BELARUS NEWS AND ANALYSIS

DATE:

08/03/2011

Belarus opposition claims ill-treatment

Ales Mikhalevich says he was arrested, imprisoned and forced to sign a confession

* Piotr Smolar

* Guardian Weekly

Ales Mikhalevich, an opposition candidate in last year's presidential election in Belarus, has told Le Monde of his subsequent ill-treatment. He spoke by phone from the capital, Minsk, which he is not allowed to leave.

He was arrested on 20 December by members of the KGB (Belarus secret police) and released on 19 February. He was forced to sign a document: "I agreed to become a KGB informer," he said, "because I was determined to bear witness and put an end to the human rights violations."

He was one of seven opposition candidates arrested after a demonstration on 19 December and charged with inciting riots, which carries a maximum sentence of 15 years. Nearly 40,000 demonstrators marched through Minsk to protest against the re-election of Aleksandr Lukashenko with almost 80% of the vote. More than 600 were taken into custody.

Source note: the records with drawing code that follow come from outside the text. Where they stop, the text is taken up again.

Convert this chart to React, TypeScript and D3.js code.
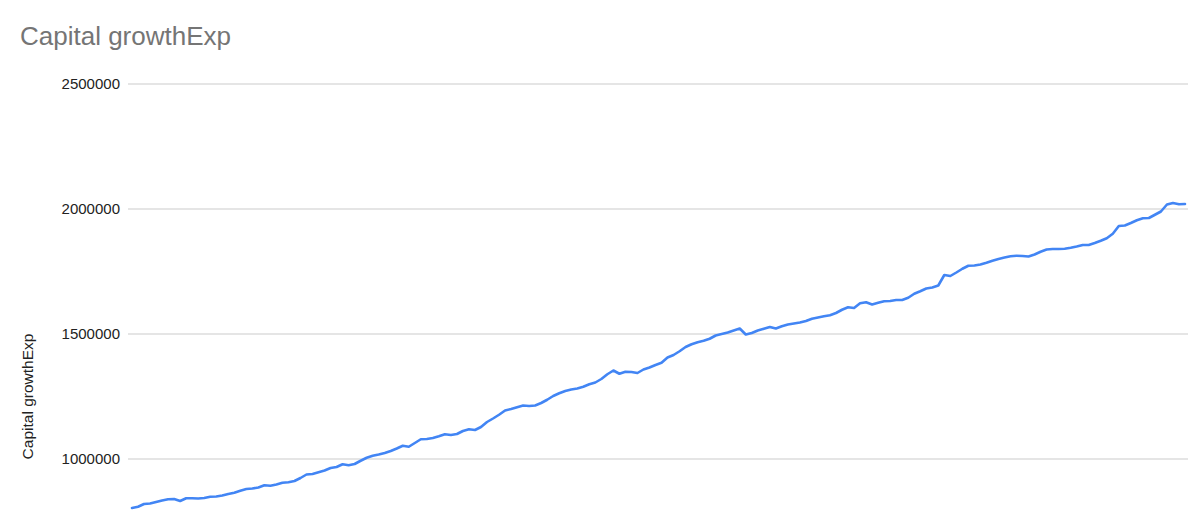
import React from "react";
import * as d3 from "d3";

const chartTitle = "Capital growthExp";
const yAxisTitle = "Capital growthExp";
const yDomain = [0, 2500000];
const yTicks = [1000000, 1500000, 2000000, 2500000];

const capitalGrowthExp = [
  804000, 809000, 820000, 822000, 828000, 834000, 839000, 840000, 832000, 843000,
  843000, 842000, 844000, 849000, 850000, 854000, 860000, 865000, 873000, 880000,
  882000, 886000, 895000, 893000, 898000, 905000, 907000, 912000, 924000, 938000,
  940000, 947000, 954000, 964000, 968000, 979000, 975000, 980000, 993000, 1005000,
  1013000, 1018000, 1024000, 1032000, 1042000, 1053000, 1049000, 1064000, 1079000, 1080000,
  1084000, 1091000, 1099000, 1096000, 1100000, 1112000, 1119000, 1116000, 1128000, 1148000,
  1162000, 1177000, 1194000, 1200000, 1207000, 1214000, 1212000, 1214000, 1224000, 1237000,
  1252000, 1263000, 1272000, 1278000, 1282000, 1289000, 1299000, 1306000, 1320000, 1339000,
  1354000, 1341000, 1349000, 1348000, 1344000, 1358000, 1366000, 1376000, 1385000, 1406000,
  1416000, 1431000, 1448000, 1459000, 1467000, 1473000, 1481000, 1494000, 1500000, 1506000,
  1514000, 1522000, 1498000, 1504000, 1514000, 1521000, 1528000, 1522000, 1531000, 1538000,
  1542000, 1546000, 1552000, 1561000, 1566000, 1571000, 1575000, 1584000, 1597000, 1607000,
  1604000, 1623000, 1627000, 1618000, 1625000, 1631000, 1632000, 1636000, 1636000, 1645000,
  1661000, 1671000, 1682000, 1686000, 1694000, 1736000, 1732000, 1746000, 1761000, 1773000,
  1774000, 1778000, 1785000, 1793000, 1800000, 1806000, 1811000, 1813000, 1812000, 1810000,
  1818000, 1829000, 1838000, 1840000, 1840000, 1841000, 1845000, 1850000, 1856000, 1856000,
  1864000, 1873000, 1883000, 1901000, 1932000, 1934000, 1944000, 1955000, 1963000, 1964000,
  1977000, 1990000, 2018000, 2024000, 2019000, 2020000,
];

const W = 1200;
const H = 523;
const FONT = "Arial, 'Liberation Sans', Helvetica, sans-serif";

export default function App() {
  const plotLeft = 128;
  const plotRight = 1188;
  const plotTop = 84;
  const plotBottom = 709;

  const x = d3
    .scaleLinear()
    .domain([0, capitalGrowthExp.length - 1])
    .range([132, 1185]);
  const y = d3.scaleLinear().domain(yDomain).range([plotBottom, plotTop]);

  const line = d3
    .line<number>()
    .x((_, i) => x(i))
    .y((d) => y(d));

  const axisTitleY = (plotTop + plotBottom) / 2;

  return (
    <svg
      width={W}
      height={H}
      style={{ position: "fixed", left: 0, top: 0, background: "#fff" }}
      fontFamily={FONT}
    >
      <rect x={0} y={0} width={W} height={H} fill="#ffffff" />
      <text x={20} y={45} fontSize={26} fill="#757575">
        {chartTitle}
      </text>
      {yTicks.map((t) => (
        <g key={t}>
          <line
            x1={plotLeft}
            x2={plotRight}
            y1={y(t)}
            y2={y(t)}
            stroke="#cccccc"
            strokeWidth={1.2}
          />
          <text
            x={120}
            y={y(t)}
            dy="0.35em"
            textAnchor="end"
            fontSize={15}
            fill="#222222"
          >
            {t}
          </text>
        </g>
      ))}
      <text
        transform={`translate(33, ${axisTitleY}) rotate(-90)`}
        textAnchor="middle"
        fontSize={15.5}
        fill="#222222"
      >
        {yAxisTitle}
      </text>
      <path
        d={line(capitalGrowthExp) ?? ""}
        fill="none"
        stroke="#4285f4"
        strokeWidth={2.6}
        strokeLinejoin="round"
        strokeLinecap="round"
      />
    </svg>
  );
}
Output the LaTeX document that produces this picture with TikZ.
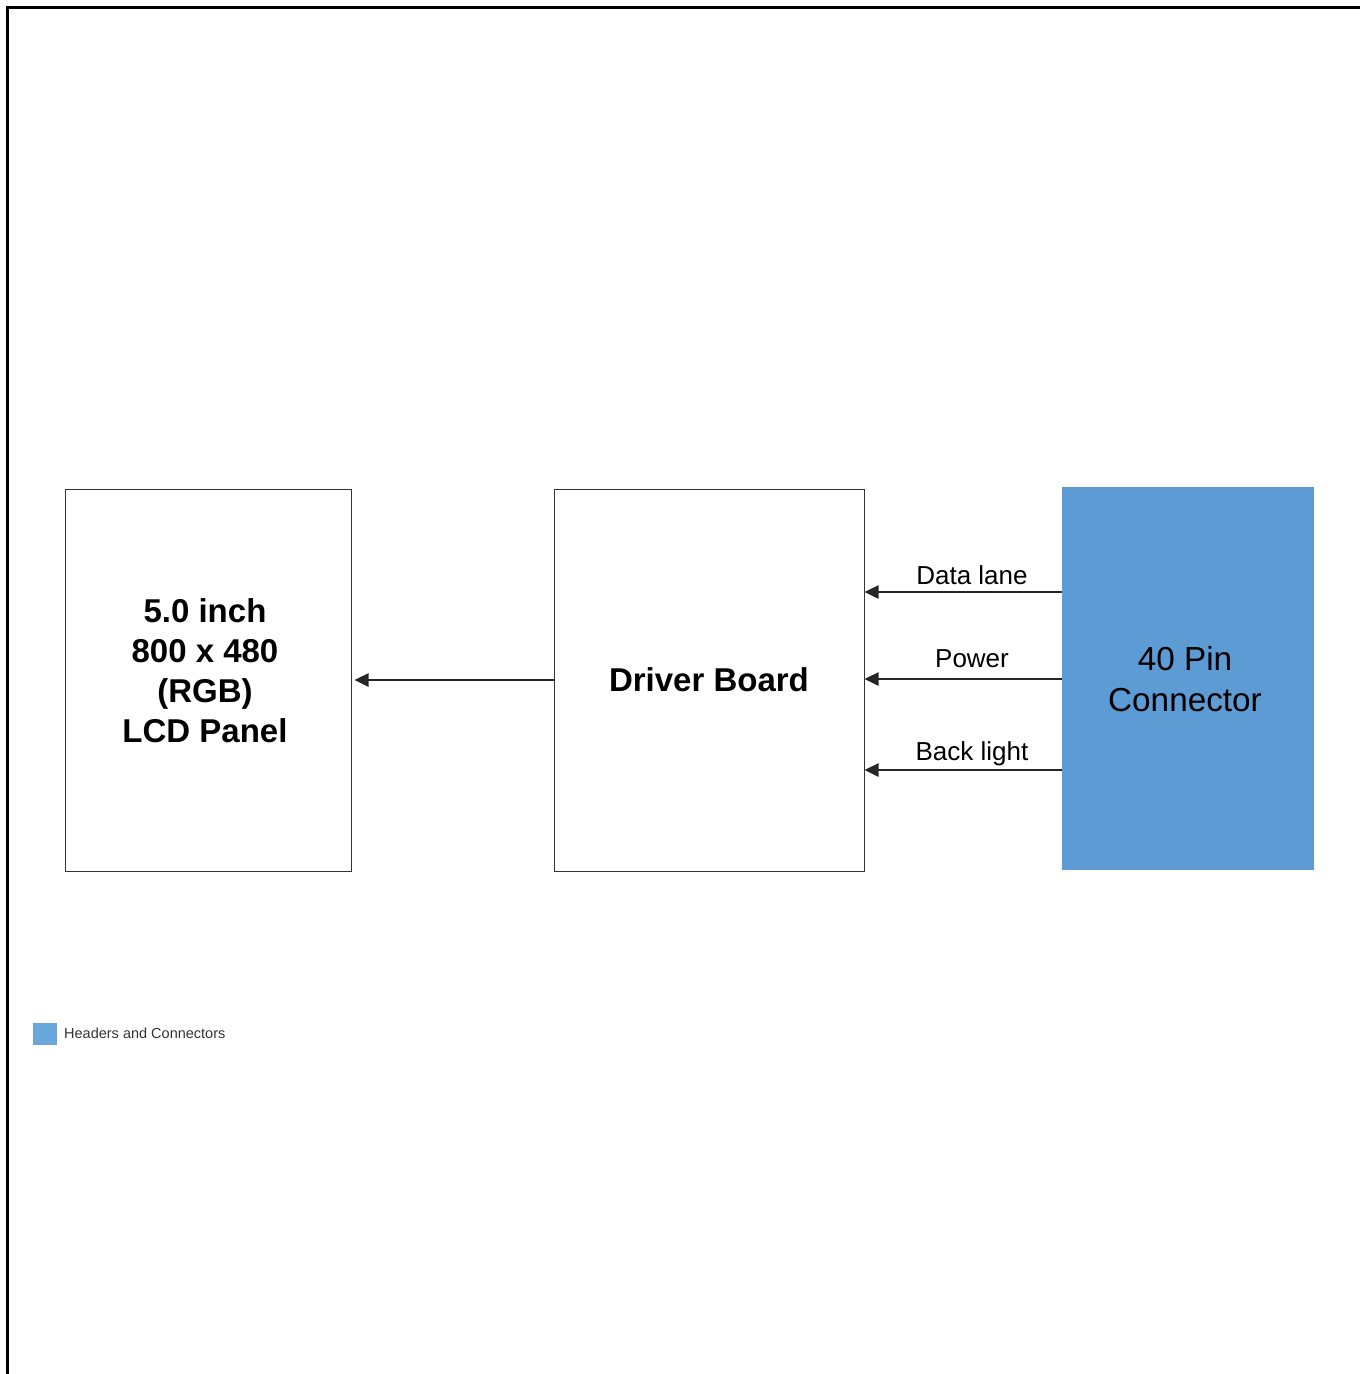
\documentclass[tikz,border=0pt]{standalone}
\usepackage{fontspec}
\setmainfont{Liberation Sans}
\usetikzlibrary{arrows.meta}
\definecolor{conncol}{HTML}{5D9BD4}
\definecolor{legcol}{HTML}{6AA7DC}
\definecolor{txtgrey}{HTML}{333333}
\begin{document}
\begin{tikzpicture}[x=1pt,y=-1pt,
  block/.style={draw=black!80,line width=1pt,rectangle,inner sep=0pt,align=center},
  conn/.style={fill=conncol,rectangle,inner sep=0pt,align=center},
  arr/.style={line width=2.5pt,draw=black!85,-{Triangle[length=14pt,width=13pt]}},
  lbl/.style={font=\fontsize{26}{30}\selectfont,inner sep=0pt}]
\useasboundingbox (0,0) rectangle (1360,1374);
\draw[line width=3pt] (7,1374) -- (7,7) -- (1360,7);
\node[block,minimum width=286pt,minimum height=382pt] (lcd) at (208,680) {};
\node[align=center,inner sep=0pt,font=\bfseries\fontsize{33}{40}\selectfont] (lcdtxt) at (205,670.5) {5.0 inch\\800 x 480\\(RGB)\\LCD Panel};
\node[block,minimum width=310pt,minimum height=382pt,font=\bfseries\fontsize{33}{40}\selectfont] (drv) at (709,680) {Driver Board};
\node[conn,minimum width=252pt,minimum height=383pt] (con) at (1188,678.5) {};
\node[align=center,inner sep=0pt,font=\fontsize{33.3}{41}\selectfont] (contxt) at (1185,679.5) {40 Pin\\Connector};
\draw[arr] (drv.west) -- ([xshift=3pt]lcd.east);
\draw[arr] ([yshift=86.5pt]con.west) coordinate (s1) -- (s1 -| drv.east);
\draw[arr] ([yshift=-0.5pt]con.west) coordinate (s2) -- (s2 -| drv.east);
\draw[arr] ([yshift=-91.5pt]con.west) coordinate (s3) -- (s3 -| drv.east);
\node[lbl] (l1) at (972,575) {Data lane};
\node[lbl] (l2) at (972,659) {Power};
\node[lbl] (l3) at (972,753.5) {Back light};
\node[fill=legcol,minimum width=24pt,minimum height=22pt,inner sep=0pt] (sw) at (45,1034) {};
\node[anchor=west,inner sep=0pt,text=txtgrey,font=\fontsize{14.5}{17}\selectfont] (lg) at (64,1033) {Headers and Connectors};
\end{tikzpicture}
\end{document}
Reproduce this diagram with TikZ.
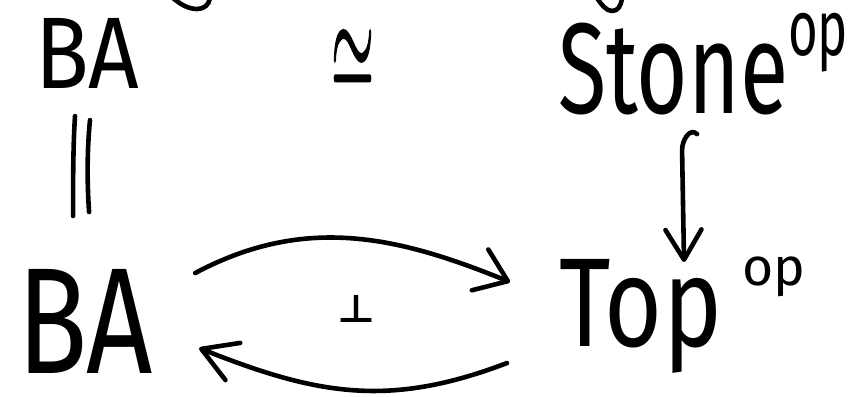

According to the NGO Human Rights Watch 148 out of 205 people it interviewed alleged that they had been hit by the police when they were arrested or while in custody. About a third had been beaten with batons. Mikhalevich was imprisoned in a building next to KGB headquarters. "They wanted me to read a statement on a live television broadcast condemning the actions of the other candidates," he said. He refused. Several times a day he was subjected to a full body search; naked in a room where the temperature barely reached 10°C, he had to put his hands against the wall and spread his legs. Sometimes prisoners were obliged to sit down, then stand up again and again until they were on the verge of passing out.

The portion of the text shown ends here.